# Blue Rock Candy Empire

### Blue Rock Candy Linear Programming

For this project, I will be planning out how to maximize my profits for selling my blue rock candy.

My business here would be selling blue rock candy. The stuff is very simple to make, you heat up sugar, cornstarch and water, add some color and flavoring, let cool, and then BOOM!, you've got your candy. I've decided to sell it in two different quantities, a small bag (containing approximately 15kg of blue rock candy) and a large bag (containing approximately 125 kg of blue rock candy).

### The Costs

Making the blue rock candy in those large quantities won't just be a stroll in the park.
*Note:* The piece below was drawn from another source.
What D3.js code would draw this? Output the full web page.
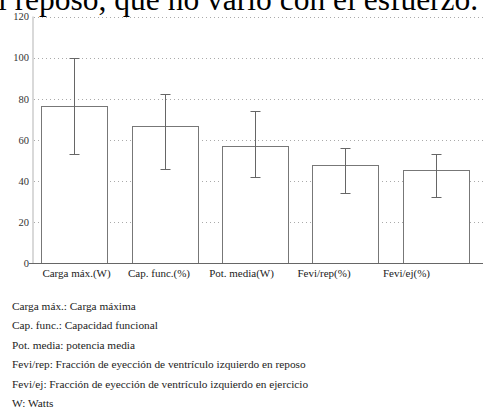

It's gonna cost something. I don't want to waste the \$10K I've been given, so I'm going to limit spending to \$6000. To make one small bag (15 kg), it would cost me about \$15. For making a large bag (125 kg) it would cost me about \$45. So to set this up in an equation, we can find this out with 15x+45y≤6000.

### Selling My Product

So with selling my product, we should have to try and make a profit. What i want to do is sell no more than 200 bags. To set this up as an equation, I'm taking the measurement of kilograms of one bag plus the other. So this should look like 15x+125y≤200.

### Step Four: Profit!

Finally we have to set up a profit equation. So, to get profit, we must subtract our cost from our sell. So setting it up would be P= (15x+125y)-(15x+45y), and when we solve this, we get P= 80y.

### Restrictions

The restrictions that will go with the selling of my product will be as follows: x ≥ 0, y≥0, and then we have our equations, 15x+45y≤6000, and 15x+125y≤200.

### Maximizing Profit

Looking at the graph, it is kind of hard to see how we can maximize our profit. But on the bright side, our profit equation is quite hefty as well, being as it is P= 80y. Looking at the graph, the largest sum of y we got was (0, 1.6). So in order to maximize our profit, we must sell 128 of the large bags.